__Instructions to follow__
What are the lines from the one with "What TikZ code" through the one with "(l12) at (417.5,405.4)", inclusive? Output them exactly, and leave out the pictures.

__Information given__
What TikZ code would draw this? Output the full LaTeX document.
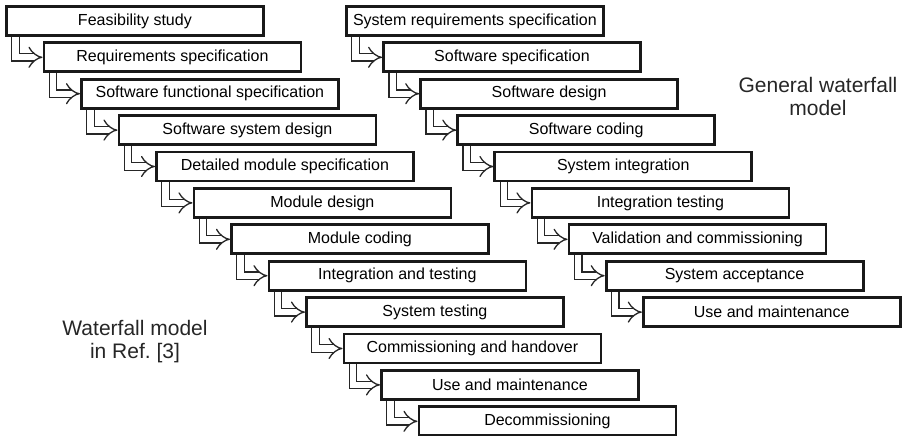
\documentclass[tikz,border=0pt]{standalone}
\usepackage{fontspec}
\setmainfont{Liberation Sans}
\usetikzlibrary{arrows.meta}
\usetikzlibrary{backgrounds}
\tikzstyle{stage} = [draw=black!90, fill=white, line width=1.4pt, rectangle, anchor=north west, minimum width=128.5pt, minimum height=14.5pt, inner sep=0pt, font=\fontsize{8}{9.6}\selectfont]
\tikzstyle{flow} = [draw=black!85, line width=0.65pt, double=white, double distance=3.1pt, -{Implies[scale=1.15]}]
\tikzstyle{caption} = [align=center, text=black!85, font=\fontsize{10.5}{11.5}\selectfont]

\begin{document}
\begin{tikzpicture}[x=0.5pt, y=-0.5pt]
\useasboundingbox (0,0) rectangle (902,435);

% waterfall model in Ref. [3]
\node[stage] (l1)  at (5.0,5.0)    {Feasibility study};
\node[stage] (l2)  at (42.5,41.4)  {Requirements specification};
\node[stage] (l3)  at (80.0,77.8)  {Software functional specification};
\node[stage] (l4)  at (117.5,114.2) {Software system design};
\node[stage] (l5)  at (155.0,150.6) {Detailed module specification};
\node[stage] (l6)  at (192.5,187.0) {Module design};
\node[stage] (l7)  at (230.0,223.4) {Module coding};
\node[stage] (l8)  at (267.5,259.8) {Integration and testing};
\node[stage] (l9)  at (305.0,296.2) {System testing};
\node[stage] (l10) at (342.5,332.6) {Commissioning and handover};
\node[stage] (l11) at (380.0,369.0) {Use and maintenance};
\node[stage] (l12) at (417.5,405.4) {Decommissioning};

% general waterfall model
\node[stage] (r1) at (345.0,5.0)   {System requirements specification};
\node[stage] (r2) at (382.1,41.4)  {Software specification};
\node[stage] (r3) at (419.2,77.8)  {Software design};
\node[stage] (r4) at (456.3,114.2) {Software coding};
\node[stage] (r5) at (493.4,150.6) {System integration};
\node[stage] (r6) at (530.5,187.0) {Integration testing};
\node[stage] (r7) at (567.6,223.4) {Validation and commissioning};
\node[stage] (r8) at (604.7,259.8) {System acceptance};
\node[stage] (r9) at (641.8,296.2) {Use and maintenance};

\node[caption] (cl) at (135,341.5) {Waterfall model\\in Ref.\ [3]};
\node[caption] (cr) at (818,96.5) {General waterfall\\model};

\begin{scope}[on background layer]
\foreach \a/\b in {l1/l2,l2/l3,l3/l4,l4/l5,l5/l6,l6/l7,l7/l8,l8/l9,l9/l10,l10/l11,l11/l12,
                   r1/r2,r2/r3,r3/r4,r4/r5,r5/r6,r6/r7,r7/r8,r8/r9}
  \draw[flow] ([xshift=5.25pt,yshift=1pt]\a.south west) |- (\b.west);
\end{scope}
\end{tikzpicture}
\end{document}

---

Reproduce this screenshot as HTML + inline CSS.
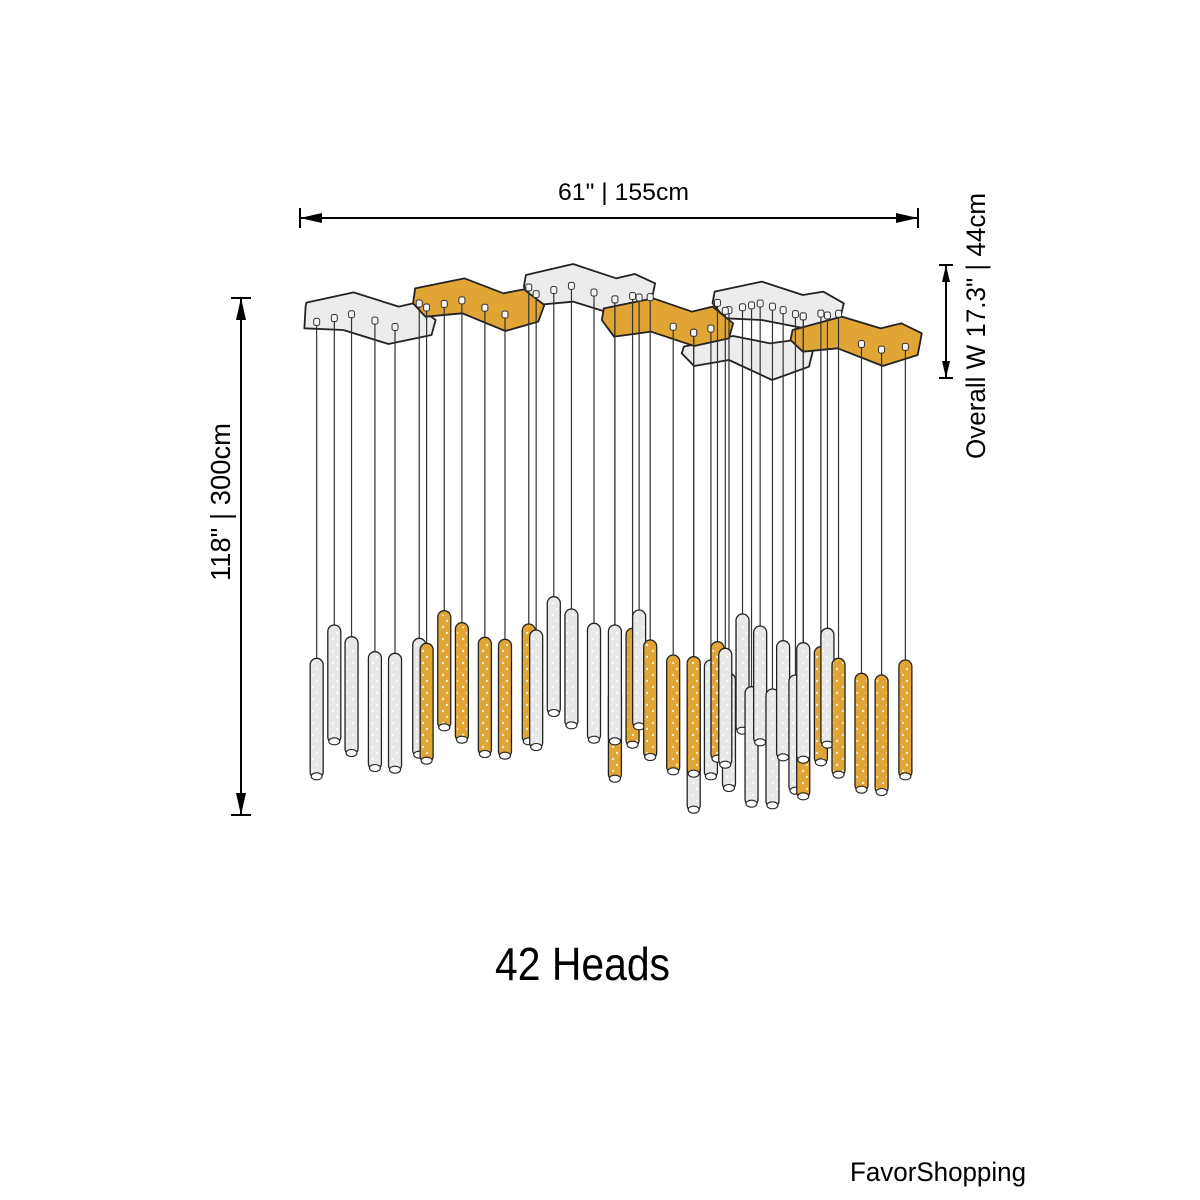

__Written answer__
What TikZ code would draw this? Output the full LaTeX document.
\documentclass[tikz,border=0pt]{standalone}
\usepackage{fontspec}
\setmainfont{Liberation Sans}
\usetikzlibrary{arrows.meta}
\usetikzlibrary{backgrounds}
\tikzstyle{stage} = [draw=black!90, fill=white, line width=1.4pt, rectangle, anchor=north west, minimum width=128.5pt, minimum height=14.5pt, inner sep=0pt, font=\fontsize{8}{9.6}\selectfont]
\tikzstyle{flow} = [draw=black!85, line width=0.65pt, double=white, double distance=3.1pt, -{Implies[scale=1.15]}]
\tikzstyle{caption} = [align=center, text=black!85, font=\fontsize{10.5}{11.5}\selectfont]

\begin{document}
\begin{tikzpicture}[x=0.5pt, y=-0.5pt]
\useasboundingbox (0,0) rectangle (902,435);

% waterfall model in Ref. [3]
\node[stage] (l1)  at (5.0,5.0)    {Feasibility study};
\node[stage] (l2)  at (42.5,41.4)  {Requirements specification};
\node[stage] (l3)  at (80.0,77.8)  {Software functional specification};
\node[stage] (l4)  at (117.5,114.2) {Software system design};
\node[stage] (l5)  at (155.0,150.6) {Detailed module specification};
\node[stage] (l6)  at (192.5,187.0) {Module design};
\node[stage] (l7)  at (230.0,223.4) {Module coding};
\node[stage] (l8)  at (267.5,259.8) {Integration and testing};
\node[stage] (l9)  at (305.0,296.2) {System testing};
\node[stage] (l10) at (342.5,332.6) {Commissioning and handover};
\node[stage] (l11) at (380.0,369.0) {Use and maintenance};
\node[stage] (l12) at (417.5,405.4) {Decommissioning};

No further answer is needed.